▶ **Job**
The lines from the top of the material through the line with "import plotly.graph_objects as go" are to be set down exactly. Leave the pictures out.

▶ **Source excerpt**
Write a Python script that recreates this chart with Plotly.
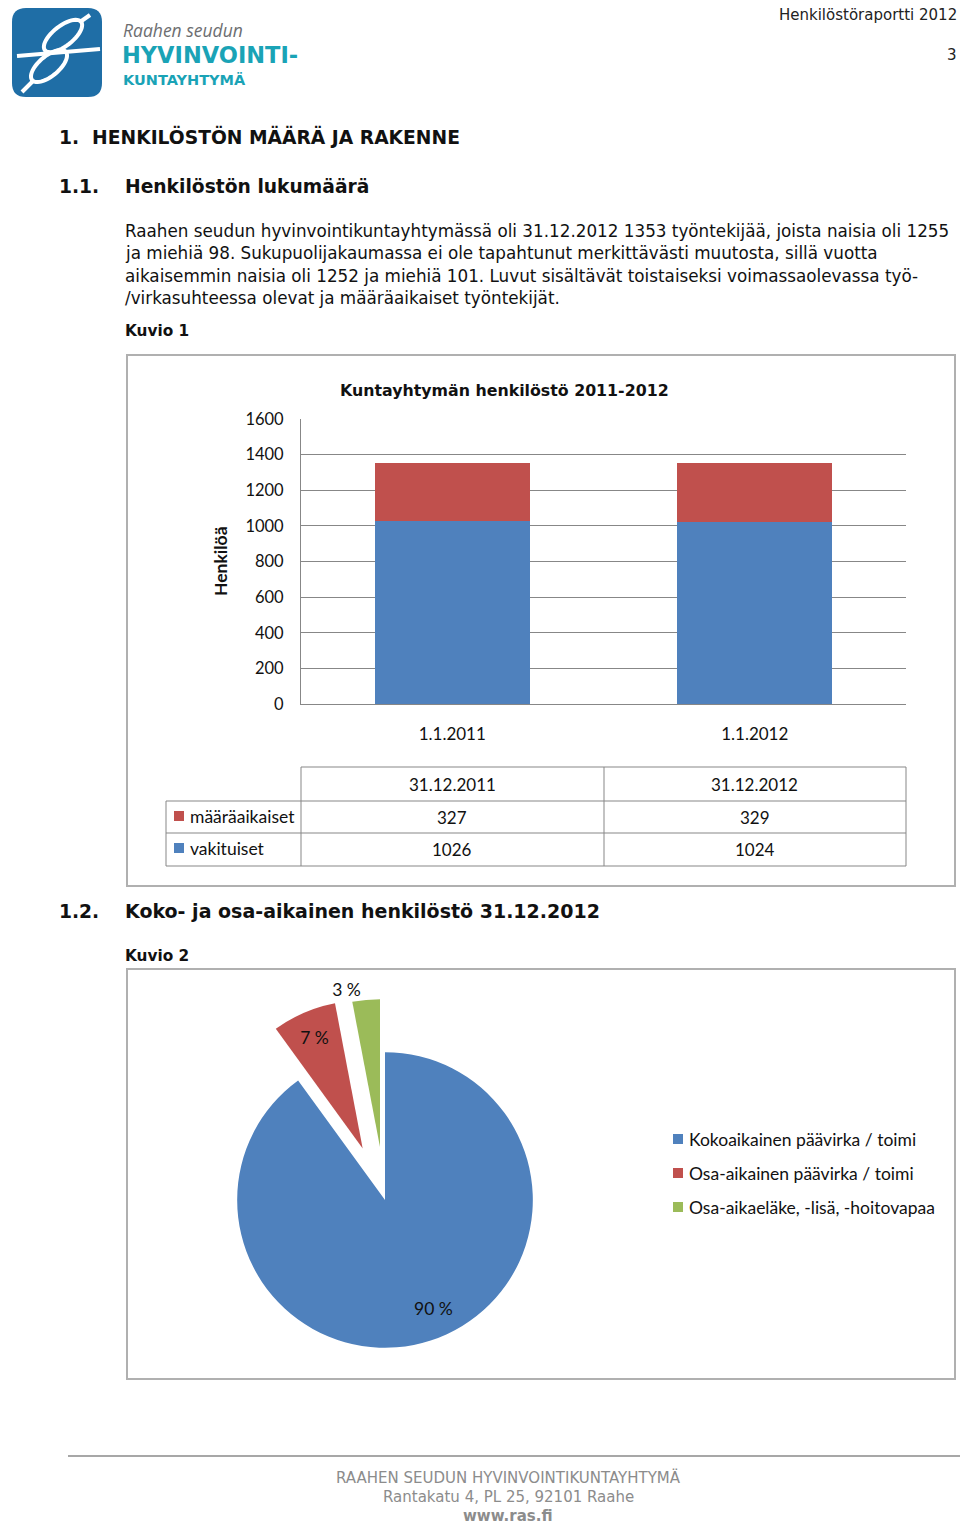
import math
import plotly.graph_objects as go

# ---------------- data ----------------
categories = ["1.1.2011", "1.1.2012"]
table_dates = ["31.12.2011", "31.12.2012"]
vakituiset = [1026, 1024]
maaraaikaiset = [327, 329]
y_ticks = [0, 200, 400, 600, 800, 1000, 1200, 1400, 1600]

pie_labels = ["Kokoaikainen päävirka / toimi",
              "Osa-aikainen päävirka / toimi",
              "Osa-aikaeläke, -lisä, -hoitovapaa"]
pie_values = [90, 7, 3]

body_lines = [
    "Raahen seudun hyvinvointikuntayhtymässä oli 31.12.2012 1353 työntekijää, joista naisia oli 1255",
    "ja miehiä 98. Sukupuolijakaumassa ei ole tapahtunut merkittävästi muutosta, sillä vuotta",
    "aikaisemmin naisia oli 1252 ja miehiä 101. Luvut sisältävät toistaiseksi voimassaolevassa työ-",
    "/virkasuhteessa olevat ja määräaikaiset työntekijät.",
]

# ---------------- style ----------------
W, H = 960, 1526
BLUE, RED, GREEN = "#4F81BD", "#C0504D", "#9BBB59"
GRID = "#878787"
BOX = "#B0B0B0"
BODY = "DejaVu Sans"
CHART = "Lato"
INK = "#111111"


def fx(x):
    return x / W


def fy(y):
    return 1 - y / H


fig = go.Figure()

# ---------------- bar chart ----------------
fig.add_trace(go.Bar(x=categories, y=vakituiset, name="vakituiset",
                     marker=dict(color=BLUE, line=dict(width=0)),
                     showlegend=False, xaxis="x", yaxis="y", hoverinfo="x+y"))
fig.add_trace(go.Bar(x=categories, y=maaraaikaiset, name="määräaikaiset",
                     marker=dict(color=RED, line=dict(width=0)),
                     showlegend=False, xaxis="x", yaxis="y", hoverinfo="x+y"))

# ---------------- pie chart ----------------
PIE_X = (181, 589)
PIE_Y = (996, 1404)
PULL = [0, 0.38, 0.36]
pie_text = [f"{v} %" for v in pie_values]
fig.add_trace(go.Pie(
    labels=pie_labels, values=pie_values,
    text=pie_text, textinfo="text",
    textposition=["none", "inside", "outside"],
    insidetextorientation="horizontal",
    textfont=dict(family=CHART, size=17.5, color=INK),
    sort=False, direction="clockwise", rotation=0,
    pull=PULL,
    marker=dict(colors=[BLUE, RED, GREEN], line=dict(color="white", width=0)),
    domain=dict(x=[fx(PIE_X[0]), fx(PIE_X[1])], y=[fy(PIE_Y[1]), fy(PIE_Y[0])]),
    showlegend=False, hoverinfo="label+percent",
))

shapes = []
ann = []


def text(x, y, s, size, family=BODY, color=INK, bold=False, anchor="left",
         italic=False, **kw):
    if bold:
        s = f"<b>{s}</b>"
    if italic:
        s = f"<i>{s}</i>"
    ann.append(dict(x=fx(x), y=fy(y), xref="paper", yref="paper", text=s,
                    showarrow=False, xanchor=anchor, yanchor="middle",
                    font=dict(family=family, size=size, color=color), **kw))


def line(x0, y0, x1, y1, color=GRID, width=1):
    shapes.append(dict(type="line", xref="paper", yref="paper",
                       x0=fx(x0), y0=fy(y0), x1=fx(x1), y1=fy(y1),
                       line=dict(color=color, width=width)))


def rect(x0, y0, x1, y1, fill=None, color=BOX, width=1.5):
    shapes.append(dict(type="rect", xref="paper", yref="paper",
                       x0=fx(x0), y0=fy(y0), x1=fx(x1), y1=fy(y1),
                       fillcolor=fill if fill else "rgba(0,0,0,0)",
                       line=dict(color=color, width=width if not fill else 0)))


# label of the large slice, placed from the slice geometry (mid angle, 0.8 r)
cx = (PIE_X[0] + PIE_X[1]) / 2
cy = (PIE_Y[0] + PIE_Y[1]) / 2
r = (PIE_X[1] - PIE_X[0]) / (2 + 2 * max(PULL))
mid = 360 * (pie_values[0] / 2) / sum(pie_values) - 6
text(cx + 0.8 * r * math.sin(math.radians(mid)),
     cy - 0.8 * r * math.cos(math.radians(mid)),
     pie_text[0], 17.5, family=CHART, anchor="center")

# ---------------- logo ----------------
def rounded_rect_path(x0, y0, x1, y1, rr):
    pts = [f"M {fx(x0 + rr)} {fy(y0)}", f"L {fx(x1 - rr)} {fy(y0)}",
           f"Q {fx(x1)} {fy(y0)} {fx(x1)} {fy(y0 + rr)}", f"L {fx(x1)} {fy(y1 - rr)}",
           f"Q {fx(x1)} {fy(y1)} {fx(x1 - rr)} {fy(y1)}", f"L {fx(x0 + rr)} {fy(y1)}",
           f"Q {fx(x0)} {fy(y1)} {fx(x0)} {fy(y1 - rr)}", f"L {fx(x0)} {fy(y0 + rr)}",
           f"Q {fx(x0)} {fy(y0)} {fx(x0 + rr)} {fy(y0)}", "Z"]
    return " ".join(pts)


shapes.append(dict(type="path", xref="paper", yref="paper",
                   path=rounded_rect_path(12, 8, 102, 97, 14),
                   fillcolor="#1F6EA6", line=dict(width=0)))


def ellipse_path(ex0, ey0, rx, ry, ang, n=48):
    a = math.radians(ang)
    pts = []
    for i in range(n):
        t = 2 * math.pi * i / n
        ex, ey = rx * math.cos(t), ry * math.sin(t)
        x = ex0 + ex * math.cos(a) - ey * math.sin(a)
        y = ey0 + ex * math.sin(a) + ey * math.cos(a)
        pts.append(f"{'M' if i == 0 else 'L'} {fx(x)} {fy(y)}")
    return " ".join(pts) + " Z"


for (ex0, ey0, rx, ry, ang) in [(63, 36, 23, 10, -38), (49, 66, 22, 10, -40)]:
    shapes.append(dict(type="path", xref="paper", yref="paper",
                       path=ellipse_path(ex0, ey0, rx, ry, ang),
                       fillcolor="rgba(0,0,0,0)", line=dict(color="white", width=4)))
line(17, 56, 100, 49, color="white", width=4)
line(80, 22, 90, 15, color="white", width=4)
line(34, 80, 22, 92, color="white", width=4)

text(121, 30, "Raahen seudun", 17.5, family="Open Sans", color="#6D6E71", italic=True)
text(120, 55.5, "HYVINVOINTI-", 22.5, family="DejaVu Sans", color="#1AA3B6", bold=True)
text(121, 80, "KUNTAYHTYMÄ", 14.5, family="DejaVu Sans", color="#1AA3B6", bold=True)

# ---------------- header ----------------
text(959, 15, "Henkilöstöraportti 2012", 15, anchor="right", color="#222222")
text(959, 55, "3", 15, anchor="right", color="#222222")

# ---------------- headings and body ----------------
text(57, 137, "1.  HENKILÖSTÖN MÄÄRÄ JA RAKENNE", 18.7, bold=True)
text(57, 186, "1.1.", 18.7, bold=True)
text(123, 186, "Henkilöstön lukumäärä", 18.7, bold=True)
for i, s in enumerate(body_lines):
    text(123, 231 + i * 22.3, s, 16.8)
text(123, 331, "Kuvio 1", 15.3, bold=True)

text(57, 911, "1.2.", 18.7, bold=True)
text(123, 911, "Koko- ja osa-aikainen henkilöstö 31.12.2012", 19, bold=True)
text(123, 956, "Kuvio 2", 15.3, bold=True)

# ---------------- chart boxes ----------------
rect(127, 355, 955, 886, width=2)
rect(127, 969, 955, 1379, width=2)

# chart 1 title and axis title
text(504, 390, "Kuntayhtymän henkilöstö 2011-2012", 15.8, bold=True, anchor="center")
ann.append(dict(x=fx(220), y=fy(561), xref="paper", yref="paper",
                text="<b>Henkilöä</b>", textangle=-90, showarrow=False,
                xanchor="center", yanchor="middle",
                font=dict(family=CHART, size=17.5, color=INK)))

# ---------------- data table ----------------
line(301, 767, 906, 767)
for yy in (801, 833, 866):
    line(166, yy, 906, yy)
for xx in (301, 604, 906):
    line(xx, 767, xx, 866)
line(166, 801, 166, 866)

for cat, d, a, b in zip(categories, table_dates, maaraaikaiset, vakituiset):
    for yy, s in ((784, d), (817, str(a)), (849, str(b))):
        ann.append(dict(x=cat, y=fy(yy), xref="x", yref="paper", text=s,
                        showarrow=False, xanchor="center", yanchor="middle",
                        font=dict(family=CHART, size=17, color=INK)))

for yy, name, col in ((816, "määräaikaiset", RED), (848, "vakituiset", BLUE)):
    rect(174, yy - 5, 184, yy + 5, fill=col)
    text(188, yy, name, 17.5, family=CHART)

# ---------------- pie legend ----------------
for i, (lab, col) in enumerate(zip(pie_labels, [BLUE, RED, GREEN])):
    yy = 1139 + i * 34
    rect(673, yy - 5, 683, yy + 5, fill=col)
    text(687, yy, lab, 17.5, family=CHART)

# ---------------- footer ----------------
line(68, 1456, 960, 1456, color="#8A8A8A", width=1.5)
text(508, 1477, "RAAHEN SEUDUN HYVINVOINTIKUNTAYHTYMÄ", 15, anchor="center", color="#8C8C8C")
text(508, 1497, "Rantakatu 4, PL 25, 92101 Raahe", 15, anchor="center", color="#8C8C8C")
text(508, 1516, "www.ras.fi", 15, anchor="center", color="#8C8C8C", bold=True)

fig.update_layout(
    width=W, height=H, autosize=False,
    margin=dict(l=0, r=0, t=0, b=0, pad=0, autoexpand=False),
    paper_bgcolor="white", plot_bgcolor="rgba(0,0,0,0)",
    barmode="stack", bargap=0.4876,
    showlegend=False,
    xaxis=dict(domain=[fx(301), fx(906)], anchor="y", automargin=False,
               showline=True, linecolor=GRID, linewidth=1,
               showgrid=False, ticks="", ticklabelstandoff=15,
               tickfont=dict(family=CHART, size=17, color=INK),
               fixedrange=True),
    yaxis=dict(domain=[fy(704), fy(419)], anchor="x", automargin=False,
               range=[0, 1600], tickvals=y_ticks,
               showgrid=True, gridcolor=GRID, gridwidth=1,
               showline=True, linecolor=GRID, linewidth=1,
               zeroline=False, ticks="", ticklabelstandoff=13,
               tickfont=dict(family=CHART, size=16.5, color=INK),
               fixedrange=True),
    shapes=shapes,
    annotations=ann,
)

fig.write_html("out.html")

▶ **Expected answer**
Write a Python script that recreates this chart with Plotly.
import math
import plotly.graph_objects as go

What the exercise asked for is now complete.